## Required task
Quote the whole listing exactly. Leave the pictures out of your copy.

## Data segment
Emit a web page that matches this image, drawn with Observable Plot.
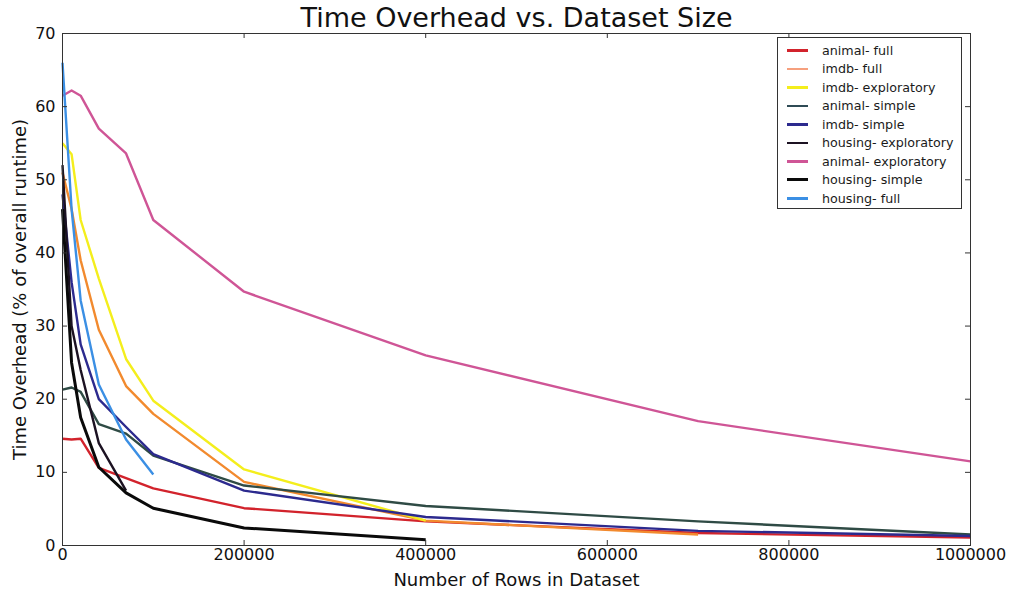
<!DOCTYPE html>
<html>
<head>
<meta charset="utf-8">
<script src="https://cdn.jsdelivr.net/npm/d3@7"></script>
<script src="https://cdn.jsdelivr.net/npm/@observablehq/plot@0.6"></script>
<style>
  body { margin: 0; background: #fff; font-family: "DejaVu Sans", sans-serif; }
  #chart { position: relative; width: 1013px; height: 592px; }
  #legend {
    position: absolute; left: 777px; top: 37px; width: 185px; height: 172px;
    border: 1px solid #333; background: #fff; box-sizing: border-box; padding-top: 3px;
  }
  .row { display: flex; align-items: center; height: 18.5px; font-size: 12.7px; color: #1a1a1a; white-space: nowrap; }
  .sw { width: 21px; margin-left: 9px; margin-right: 14px; }
</style>
</head>
<body>
<div id="chart"><div id="legend"></div></div>
<script>
// Dataset sizes (rows) at which each configuration was measured
const rows = [0, 10000, 20000, 40000, 70000, 100000, 200000, 400000, 700000, 1000000];

// Time overhead (% of overall runtime) per configuration
const animalFull         = [14.6, 14.5, 14.6, 10.6, 9.2, 7.8, 5.1, 3.3, 1.7, 1.1];
const imdbFull           = [51, 46, 39, 29.5, 21.8, 18, 8.7, 3.4, 1.5];
const imdbExploratory    = [55, 53.5, 44.5, 36.5, 25.5, 19.8, 10.4, 3.4];
const animalSimple       = [21.3, 21.6, 21, 16.6, 15.3, 12.3, 8.2, 5.4, 3.3, 1.5];
const imdbSimple         = [48, 36, 27.5, 20, 16.2, 12.5, 7.5, 3.9, 2.0, 1.3];
const housingExploratory = [52, 30, 24, 14, 7.5];
const animalExploratory  = [61.5, 62.2, 61.5, 57, 53.6, 44.5, 34.7, 26, 17, 11.5];
const housingSimple      = [46, 25, 17.5, 10.7, 7.2, 5.1, 2.4, 0.8];
const housingFull        = [66, 46, 33.5, 22, 14.5, 9.7];

const seriesNames = [
  "animal- full", "imdb- full", "imdb- exploratory", "animal- simple", "imdb- simple",
  "housing- exploratory", "animal- exploratory", "housing- simple", "housing- full"
];
const seriesValues = [
  animalFull, imdbFull, imdbExploratory, animalSimple, imdbSimple,
  housingExploratory, animalExploratory, housingSimple, housingFull
];
const seriesColors = [
  "#d2232c", "#f28a2e", "#f4ee1c", "#2f4b45", "#2c2a8e",
  "#1c1222", "#cf5596", "#0a0a0a", "#3b8fe4"
];
const legendColors = [
  "#d2232c", "#f6a07e", "#f4ee1c", "#2f4b55", "#2c2a8e",
  "#1c1222", "#cf5596", "#0a0a0a", "#3b8fe4"
];
const seriesWidths = [2.4, 2.4, 2.4, 2.4, 2.4, 2.4, 2.4, 3, 2.4];

const xTicks = [0, 200000, 400000, 600000, 800000, 1000000];
const yTicks = [0, 10, 20, 30, 40, 50, 60, 70];

const width = 1013, height = 592;
const margin = {top: 33, right: 43, bottom: 47, left: 62};
const innerH = height - margin.top - margin.bottom;
const innerW = width - margin.left - margin.right;
const tickLen = 5;

// Long-format table: one record per measurement
const table = seriesNames.flatMap((name, i) =>
  seriesValues[i].map((v, j) => ({series: name, rows: rows[j], overhead: v}))
);

const lineMarks = seriesNames.map((name, i) =>
  Plot.line(table.filter(d => d.series === name), {
    x: "rows", y: "overhead",
    stroke: seriesColors[i], strokeWidth: seriesWidths[i],
    strokeLinejoin: "round", strokeLinecap: "butt"
  })
);

const chart = Plot.plot({
  width, height,
  marginTop: margin.top, marginRight: margin.right,
  marginBottom: margin.bottom, marginLeft: margin.left,
  style: {fontFamily: "DejaVu Sans, sans-serif", background: "#fff", color: "#111"},
  x: {domain: [0, 1000000]},
  y: {domain: [0, 70]},
  marks: [
    ...lineMarks,
    Plot.frame({stroke: "#333", strokeWidth: 1}),
    // inward ticks on all four sides
    Plot.tickX(xTicks, {x: d => d, insetTop: innerH - tickLen, stroke: "#333"}),
    Plot.tickX(xTicks, {x: d => d, insetBottom: innerH - tickLen, stroke: "#333"}),
    Plot.tickY(yTicks, {y: d => d, insetRight: innerW - tickLen, stroke: "#333"}),
    Plot.tickY(yTicks, {y: d => d, insetLeft: innerW - tickLen, stroke: "#333"}),
    Plot.axisX(xTicks, {tickSize: 0, tickPadding: 3, tickFormat: d3.format("d"), fontSize: 16, label: null}),
    Plot.axisY(yTicks, {tickSize: 0, tickPadding: 7, fontSize: 16, label: null}),
    Plot.text(["Time Overhead vs. Dataset Size"], {
      frameAnchor: "top", text: d => d, dy: -7, lineAnchor: "bottom", fontSize: 27, fill: "#111"
    }),
    Plot.text(["Number of Rows in Dataset"], {
      frameAnchor: "bottom", text: d => d, dy: 40, lineAnchor: "bottom", fontSize: 18, fill: "#111"
    }),
    Plot.text(["Time Overhead (% of overall runtime)"], {
      frameAnchor: "left", text: d => d, dx: -42, rotate: -90, textAnchor: "middle",
      fontSize: 18, fill: "#111"
    })
  ]
});
document.getElementById("chart").prepend(chart);

// Legend box in the upper-right corner of the plot
const legend = d3.select("#legend");
seriesNames.forEach((name, i) => {
  const row = legend.append("div").attr("class", "row");
  row.append("div").attr("class", "sw")
    .style("height", (i === 7 ? 3 : 2.5) + "px")
    .style("background", legendColors[i]);
  row.append("span").text(name);
});
</script>
</body>
</html>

## Full solution
Emit a web page that matches this image, drawn with Observable Plot.
<!DOCTYPE html>
<html>
<head>
<meta charset="utf-8">
<script src="https://cdn.jsdelivr.net/npm/d3@7"></script>
<script src="https://cdn.jsdelivr.net/npm/@observablehq/plot@0.6"></script>
<style>
  body { margin: 0; background: #fff; font-family: "DejaVu Sans", sans-serif; }
  #chart { position: relative; width: 1013px; height: 592px; }
  #legend {
    position: absolute; left: 777px; top: 37px; width: 185px; height: 172px;
    border: 1px solid #333; background: #fff; box-sizing: border-box; padding-top: 3px;
  }
  .row { display: flex; align-items: center; height: 18.5px; font-size: 12.7px; color: #1a1a1a; white-space: nowrap; }
  .sw { width: 21px; margin-left: 9px; margin-right: 14px; }
</style>
</head>
<body>
<div id="chart"><div id="legend"></div></div>
<script>
// Dataset sizes (rows) at which each configuration was measured
const rows = [0, 10000, 20000, 40000, 70000, 100000, 200000, 400000, 700000, 1000000];

// Time overhead (% of overall runtime) per configuration
const animalFull         = [14.6, 14.5, 14.6, 10.6, 9.2, 7.8, 5.1, 3.3, 1.7, 1.1];
const imdbFull           = [51, 46, 39, 29.5, 21.8, 18, 8.7, 3.4, 1.5];
const imdbExploratory    = [55, 53.5, 44.5, 36.5, 25.5, 19.8, 10.4, 3.4];
const animalSimple       = [21.3, 21.6, 21, 16.6, 15.3, 12.3, 8.2, 5.4, 3.3, 1.5];
const imdbSimple         = [48, 36, 27.5, 20, 16.2, 12.5, 7.5, 3.9, 2.0, 1.3];
const housingExploratory = [52, 30, 24, 14, 7.5];
const animalExploratory  = [61.5, 62.2, 61.5, 57, 53.6, 44.5, 34.7, 26, 17, 11.5];
const housingSimple      = [46, 25, 17.5, 10.7, 7.2, 5.1, 2.4, 0.8];
const housingFull        = [66, 46, 33.5, 22, 14.5, 9.7];

const seriesNames = [
  "animal- full", "imdb- full", "imdb- exploratory", "animal- simple", "imdb- simple",
  "housing- exploratory", "animal- exploratory", "housing- simple", "housing- full"
];
const seriesValues = [
  animalFull, imdbFull, imdbExploratory, animalSimple, imdbSimple,
  housingExploratory, animalExploratory, housingSimple, housingFull
];
const seriesColors = [
  "#d2232c", "#f28a2e", "#f4ee1c", "#2f4b45", "#2c2a8e",
  "#1c1222", "#cf5596", "#0a0a0a", "#3b8fe4"
];
const legendColors = [
  "#d2232c", "#f6a07e", "#f4ee1c", "#2f4b55", "#2c2a8e",
  "#1c1222", "#cf5596", "#0a0a0a", "#3b8fe4"
];
const seriesWidths = [2.4, 2.4, 2.4, 2.4, 2.4, 2.4, 2.4, 3, 2.4];

const xTicks = [0, 200000, 400000, 600000, 800000, 1000000];
const yTicks = [0, 10, 20, 30, 40, 50, 60, 70];

const width = 1013, height = 592;
const margin = {top: 33, right: 43, bottom: 47, left: 62};
const innerH = height - margin.top - margin.bottom;
const innerW = width - margin.left - margin.right;
const tickLen = 5;

// Long-format table: one record per measurement
const table = seriesNames.flatMap((name, i) =>
  seriesValues[i].map((v, j) => ({series: name, rows: rows[j], overhead: v}))
);

const lineMarks = seriesNames.map((name, i) =>
  Plot.line(table.filter(d => d.series === name), {
    x: "rows", y: "overhead",
    stroke: seriesColors[i], strokeWidth: seriesWidths[i],
    strokeLinejoin: "round", strokeLinecap: "butt"
  })
);

const chart = Plot.plot({
  width, height,
  marginTop: margin.top, marginRight: margin.right,
  marginBottom: margin.bottom, marginLeft: margin.left,
  style: {fontFamily: "DejaVu Sans, sans-serif", background: "#fff", color: "#111"},
  x: {domain: [0, 1000000]},
  y: {domain: [0, 70]},
  marks: [
    ...lineMarks,
    Plot.frame({stroke: "#333", strokeWidth: 1}),
    // inward ticks on all four sides
    Plot.tickX(xTicks, {x: d => d, insetTop: innerH - tickLen, stroke: "#333"}),
    Plot.tickX(xTicks, {x: d => d, insetBottom: innerH - tickLen, stroke: "#333"}),
    Plot.tickY(yTicks, {y: d => d, insetRight: innerW - tickLen, stroke: "#333"}),
    Plot.tickY(yTicks, {y: d => d, insetLeft: innerW - tickLen, stroke: "#333"}),
    Plot.axisX(xTicks, {tickSize: 0, tickPadding: 3, tickFormat: d3.format("d"), fontSize: 16, label: null}),
    Plot.axisY(yTicks, {tickSize: 0, tickPadding: 7, fontSize: 16, label: null}),
    Plot.text(["Time Overhead vs. Dataset Size"], {
      frameAnchor: "top", text: d => d, dy: -7, lineAnchor: "bottom", fontSize: 27, fill: "#111"
    }),
    Plot.text(["Number of Rows in Dataset"], {
      frameAnchor: "bottom", text: d => d, dy: 40, lineAnchor: "bottom", fontSize: 18, fill: "#111"
    }),
    Plot.text(["Time Overhead (% of overall runtime)"], {
      frameAnchor: "left", text: d => d, dx: -42, rotate: -90, textAnchor: "middle",
      fontSize: 18, fill: "#111"
    })
  ]
});
document.getElementById("chart").prepend(chart);

// Legend box in the upper-right corner of the plot
const legend = d3.select("#legend");
seriesNames.forEach((name, i) => {
  const row = legend.append("div").attr("class", "row");
  row.append("div").attr("class", "sw")
    .style("height", (i === 7 ? 3 : 2.5) + "px")
    .style("background", legendColors[i]);
  row.append("span").text(name);
});
</script>
</body>
</html>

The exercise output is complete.